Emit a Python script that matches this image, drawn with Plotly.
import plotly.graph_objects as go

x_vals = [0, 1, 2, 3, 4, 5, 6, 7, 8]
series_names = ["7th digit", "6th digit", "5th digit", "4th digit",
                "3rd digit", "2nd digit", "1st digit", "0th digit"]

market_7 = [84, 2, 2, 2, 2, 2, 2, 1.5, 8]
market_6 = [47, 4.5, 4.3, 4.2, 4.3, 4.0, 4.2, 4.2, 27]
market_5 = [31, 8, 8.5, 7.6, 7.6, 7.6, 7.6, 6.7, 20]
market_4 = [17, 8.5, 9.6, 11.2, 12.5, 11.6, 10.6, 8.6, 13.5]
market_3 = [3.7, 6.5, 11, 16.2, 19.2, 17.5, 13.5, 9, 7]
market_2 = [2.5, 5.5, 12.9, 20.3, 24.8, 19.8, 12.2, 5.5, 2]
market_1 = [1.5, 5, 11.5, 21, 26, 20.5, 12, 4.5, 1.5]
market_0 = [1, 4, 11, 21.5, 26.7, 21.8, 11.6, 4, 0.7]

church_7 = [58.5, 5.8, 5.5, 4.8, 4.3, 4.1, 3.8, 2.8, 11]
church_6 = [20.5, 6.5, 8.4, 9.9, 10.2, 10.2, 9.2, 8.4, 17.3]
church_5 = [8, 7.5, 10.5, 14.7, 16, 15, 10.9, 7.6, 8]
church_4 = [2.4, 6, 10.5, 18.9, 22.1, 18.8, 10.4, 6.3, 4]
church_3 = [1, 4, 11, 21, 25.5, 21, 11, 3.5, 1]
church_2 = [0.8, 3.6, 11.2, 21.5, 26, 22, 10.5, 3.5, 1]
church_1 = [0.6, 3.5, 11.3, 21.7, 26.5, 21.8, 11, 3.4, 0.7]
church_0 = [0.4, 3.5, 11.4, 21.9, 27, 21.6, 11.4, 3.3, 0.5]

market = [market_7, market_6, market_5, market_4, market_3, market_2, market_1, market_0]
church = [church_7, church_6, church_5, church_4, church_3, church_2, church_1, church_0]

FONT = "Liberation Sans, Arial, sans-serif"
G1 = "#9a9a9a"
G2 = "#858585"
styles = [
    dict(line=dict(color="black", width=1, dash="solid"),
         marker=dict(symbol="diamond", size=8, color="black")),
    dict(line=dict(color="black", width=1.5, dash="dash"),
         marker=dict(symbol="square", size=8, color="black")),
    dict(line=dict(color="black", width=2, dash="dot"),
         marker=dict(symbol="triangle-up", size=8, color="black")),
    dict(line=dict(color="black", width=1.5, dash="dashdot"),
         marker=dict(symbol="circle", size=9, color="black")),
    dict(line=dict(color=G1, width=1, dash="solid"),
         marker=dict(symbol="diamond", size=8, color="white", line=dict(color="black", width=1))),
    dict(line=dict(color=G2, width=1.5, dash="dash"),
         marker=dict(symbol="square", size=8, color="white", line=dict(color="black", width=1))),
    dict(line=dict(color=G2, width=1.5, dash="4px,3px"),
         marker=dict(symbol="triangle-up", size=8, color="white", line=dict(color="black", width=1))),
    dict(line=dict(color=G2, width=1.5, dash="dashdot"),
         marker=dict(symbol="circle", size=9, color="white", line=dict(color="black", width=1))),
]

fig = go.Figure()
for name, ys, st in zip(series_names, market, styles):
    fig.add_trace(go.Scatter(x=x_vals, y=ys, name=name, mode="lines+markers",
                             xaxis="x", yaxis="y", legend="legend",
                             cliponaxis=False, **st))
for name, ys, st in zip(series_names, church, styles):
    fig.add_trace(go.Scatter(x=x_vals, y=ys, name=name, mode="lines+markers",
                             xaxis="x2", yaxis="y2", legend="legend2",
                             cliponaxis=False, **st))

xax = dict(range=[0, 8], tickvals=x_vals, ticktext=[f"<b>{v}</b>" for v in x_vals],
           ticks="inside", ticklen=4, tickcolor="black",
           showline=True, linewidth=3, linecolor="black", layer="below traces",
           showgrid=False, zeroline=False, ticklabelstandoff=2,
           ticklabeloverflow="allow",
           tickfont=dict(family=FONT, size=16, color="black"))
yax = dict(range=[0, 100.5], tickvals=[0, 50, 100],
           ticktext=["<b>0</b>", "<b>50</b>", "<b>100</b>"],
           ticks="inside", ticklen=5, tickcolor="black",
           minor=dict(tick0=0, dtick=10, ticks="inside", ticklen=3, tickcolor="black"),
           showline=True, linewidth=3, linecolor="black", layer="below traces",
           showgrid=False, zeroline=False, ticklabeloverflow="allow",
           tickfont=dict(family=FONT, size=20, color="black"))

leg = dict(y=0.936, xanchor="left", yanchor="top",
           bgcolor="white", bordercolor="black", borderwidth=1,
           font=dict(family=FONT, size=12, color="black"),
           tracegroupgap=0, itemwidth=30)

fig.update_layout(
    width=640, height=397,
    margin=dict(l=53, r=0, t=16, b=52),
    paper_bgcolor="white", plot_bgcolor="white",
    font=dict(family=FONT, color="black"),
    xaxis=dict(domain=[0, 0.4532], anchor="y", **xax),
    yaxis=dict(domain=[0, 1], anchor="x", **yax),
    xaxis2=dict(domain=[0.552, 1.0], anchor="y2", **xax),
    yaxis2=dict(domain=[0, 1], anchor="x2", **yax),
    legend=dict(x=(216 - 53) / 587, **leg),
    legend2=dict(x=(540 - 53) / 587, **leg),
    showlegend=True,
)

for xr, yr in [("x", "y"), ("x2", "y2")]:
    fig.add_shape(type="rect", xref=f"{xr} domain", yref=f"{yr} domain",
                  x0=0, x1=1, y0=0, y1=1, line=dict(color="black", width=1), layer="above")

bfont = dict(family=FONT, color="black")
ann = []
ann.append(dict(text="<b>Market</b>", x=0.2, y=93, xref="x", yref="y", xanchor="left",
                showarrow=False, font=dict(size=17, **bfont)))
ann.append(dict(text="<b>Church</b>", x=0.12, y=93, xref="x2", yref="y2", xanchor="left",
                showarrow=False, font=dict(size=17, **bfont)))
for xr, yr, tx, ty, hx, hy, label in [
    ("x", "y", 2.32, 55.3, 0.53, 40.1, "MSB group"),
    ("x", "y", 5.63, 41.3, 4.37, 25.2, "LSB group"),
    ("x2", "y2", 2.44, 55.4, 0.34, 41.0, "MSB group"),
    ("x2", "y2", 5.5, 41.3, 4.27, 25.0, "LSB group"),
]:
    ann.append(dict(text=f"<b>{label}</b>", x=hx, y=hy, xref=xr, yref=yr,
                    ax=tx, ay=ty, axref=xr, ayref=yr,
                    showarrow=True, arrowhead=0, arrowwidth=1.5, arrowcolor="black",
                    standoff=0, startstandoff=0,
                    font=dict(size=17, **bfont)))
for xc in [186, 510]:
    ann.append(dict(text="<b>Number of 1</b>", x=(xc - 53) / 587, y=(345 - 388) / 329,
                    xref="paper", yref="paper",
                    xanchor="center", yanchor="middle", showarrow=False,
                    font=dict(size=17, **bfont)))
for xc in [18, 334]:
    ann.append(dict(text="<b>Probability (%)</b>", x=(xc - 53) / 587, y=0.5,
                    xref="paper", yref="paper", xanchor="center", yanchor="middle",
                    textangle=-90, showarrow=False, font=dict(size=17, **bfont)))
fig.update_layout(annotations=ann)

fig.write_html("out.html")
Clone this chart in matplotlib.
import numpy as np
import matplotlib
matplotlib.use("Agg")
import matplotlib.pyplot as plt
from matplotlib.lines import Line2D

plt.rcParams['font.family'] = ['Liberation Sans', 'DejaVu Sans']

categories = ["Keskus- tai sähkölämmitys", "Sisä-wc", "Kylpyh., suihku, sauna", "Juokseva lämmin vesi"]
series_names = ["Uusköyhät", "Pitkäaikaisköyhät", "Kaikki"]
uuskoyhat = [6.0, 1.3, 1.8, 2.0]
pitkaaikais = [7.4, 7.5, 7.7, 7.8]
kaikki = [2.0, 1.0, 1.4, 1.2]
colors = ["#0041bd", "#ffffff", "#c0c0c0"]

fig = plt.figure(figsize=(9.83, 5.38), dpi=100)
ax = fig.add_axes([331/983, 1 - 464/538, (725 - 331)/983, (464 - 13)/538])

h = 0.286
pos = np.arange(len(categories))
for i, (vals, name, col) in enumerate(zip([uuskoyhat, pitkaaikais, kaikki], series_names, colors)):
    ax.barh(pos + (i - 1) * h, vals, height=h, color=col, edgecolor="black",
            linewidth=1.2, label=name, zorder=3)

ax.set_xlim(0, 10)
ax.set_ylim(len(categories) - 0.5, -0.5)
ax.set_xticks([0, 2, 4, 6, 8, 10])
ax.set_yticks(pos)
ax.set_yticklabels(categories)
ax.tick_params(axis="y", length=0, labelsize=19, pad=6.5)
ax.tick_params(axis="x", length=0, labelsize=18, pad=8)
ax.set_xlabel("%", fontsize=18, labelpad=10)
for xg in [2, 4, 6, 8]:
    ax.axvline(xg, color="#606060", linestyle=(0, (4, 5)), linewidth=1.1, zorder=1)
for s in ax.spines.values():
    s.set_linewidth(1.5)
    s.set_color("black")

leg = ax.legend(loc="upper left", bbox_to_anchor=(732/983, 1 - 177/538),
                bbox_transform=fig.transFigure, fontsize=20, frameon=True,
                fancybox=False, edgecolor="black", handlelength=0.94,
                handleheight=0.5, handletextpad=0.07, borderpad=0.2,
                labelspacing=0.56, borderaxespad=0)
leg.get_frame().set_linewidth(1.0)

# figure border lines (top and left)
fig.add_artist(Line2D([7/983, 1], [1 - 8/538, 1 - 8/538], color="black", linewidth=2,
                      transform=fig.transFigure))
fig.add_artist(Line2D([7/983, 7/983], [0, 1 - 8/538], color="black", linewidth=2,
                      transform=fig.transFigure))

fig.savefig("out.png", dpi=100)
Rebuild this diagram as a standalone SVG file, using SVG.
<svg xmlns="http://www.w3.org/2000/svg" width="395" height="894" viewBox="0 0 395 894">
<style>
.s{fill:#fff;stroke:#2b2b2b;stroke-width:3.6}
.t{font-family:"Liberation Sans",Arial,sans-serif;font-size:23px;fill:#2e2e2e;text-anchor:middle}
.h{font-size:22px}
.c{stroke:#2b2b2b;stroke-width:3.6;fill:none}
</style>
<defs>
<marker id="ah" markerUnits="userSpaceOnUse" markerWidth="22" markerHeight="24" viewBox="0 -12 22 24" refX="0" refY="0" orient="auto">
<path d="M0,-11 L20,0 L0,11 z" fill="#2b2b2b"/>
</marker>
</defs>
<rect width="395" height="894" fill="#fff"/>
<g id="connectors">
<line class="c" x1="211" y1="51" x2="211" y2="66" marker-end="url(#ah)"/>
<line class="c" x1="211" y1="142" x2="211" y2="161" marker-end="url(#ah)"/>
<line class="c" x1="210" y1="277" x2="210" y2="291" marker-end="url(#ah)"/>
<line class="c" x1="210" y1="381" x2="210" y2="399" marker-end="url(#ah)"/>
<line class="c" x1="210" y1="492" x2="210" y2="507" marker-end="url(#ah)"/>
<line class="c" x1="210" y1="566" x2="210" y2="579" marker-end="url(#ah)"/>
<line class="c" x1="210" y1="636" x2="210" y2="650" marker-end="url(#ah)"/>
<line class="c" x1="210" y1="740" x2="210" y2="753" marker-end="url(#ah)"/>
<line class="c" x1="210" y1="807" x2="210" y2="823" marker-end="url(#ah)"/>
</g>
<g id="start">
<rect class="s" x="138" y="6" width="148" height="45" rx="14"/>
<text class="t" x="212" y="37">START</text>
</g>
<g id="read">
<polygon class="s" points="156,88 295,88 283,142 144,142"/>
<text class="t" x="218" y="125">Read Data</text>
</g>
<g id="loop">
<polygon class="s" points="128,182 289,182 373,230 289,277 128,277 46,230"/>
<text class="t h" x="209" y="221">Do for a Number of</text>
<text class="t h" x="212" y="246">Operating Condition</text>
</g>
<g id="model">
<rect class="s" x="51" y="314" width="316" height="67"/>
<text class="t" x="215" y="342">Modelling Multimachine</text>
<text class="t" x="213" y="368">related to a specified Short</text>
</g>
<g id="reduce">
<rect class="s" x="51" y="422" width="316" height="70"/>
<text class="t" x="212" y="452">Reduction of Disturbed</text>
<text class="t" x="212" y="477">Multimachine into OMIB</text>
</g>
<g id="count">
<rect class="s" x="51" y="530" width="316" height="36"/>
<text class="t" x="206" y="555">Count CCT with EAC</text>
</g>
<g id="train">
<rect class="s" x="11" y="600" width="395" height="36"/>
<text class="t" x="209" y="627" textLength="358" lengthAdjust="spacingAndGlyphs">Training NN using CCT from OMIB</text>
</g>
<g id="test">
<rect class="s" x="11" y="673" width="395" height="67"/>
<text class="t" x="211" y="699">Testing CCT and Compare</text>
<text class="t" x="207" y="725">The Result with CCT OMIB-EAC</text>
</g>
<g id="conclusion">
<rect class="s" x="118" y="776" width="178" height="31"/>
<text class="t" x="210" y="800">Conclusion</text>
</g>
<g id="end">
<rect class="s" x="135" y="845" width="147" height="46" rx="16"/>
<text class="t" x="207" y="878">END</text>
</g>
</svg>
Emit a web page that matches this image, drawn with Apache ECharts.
________________
Stated exercise —
Out of the data above, set down the lines from the one with "Clone this chart in matplotlib." to the one with "ax = fig.add_axes([331/983, 1", both included, exactly as written and with no additions.

Solved exercise —
Clone this chart in matplotlib.
import numpy as np
import matplotlib
matplotlib.use("Agg")
import matplotlib.pyplot as plt
from matplotlib.lines import Line2D

plt.rcParams['font.family'] = ['Liberation Sans', 'DejaVu Sans']

categories = ["Keskus- tai sähkölämmitys", "Sisä-wc", "Kylpyh., suihku, sauna", "Juokseva lämmin vesi"]
series_names = ["Uusköyhät", "Pitkäaikaisköyhät", "Kaikki"]
uuskoyhat = [6.0, 1.3, 1.8, 2.0]
pitkaaikais = [7.4, 7.5, 7.7, 7.8]
kaikki = [2.0, 1.0, 1.4, 1.2]
colors = ["#0041bd", "#ffffff", "#c0c0c0"]

fig = plt.figure(figsize=(9.83, 5.38), dpi=100)
ax = fig.add_axes([331/983, 1 - 464/538, (725 - 331)/983, (464 - 13)/538])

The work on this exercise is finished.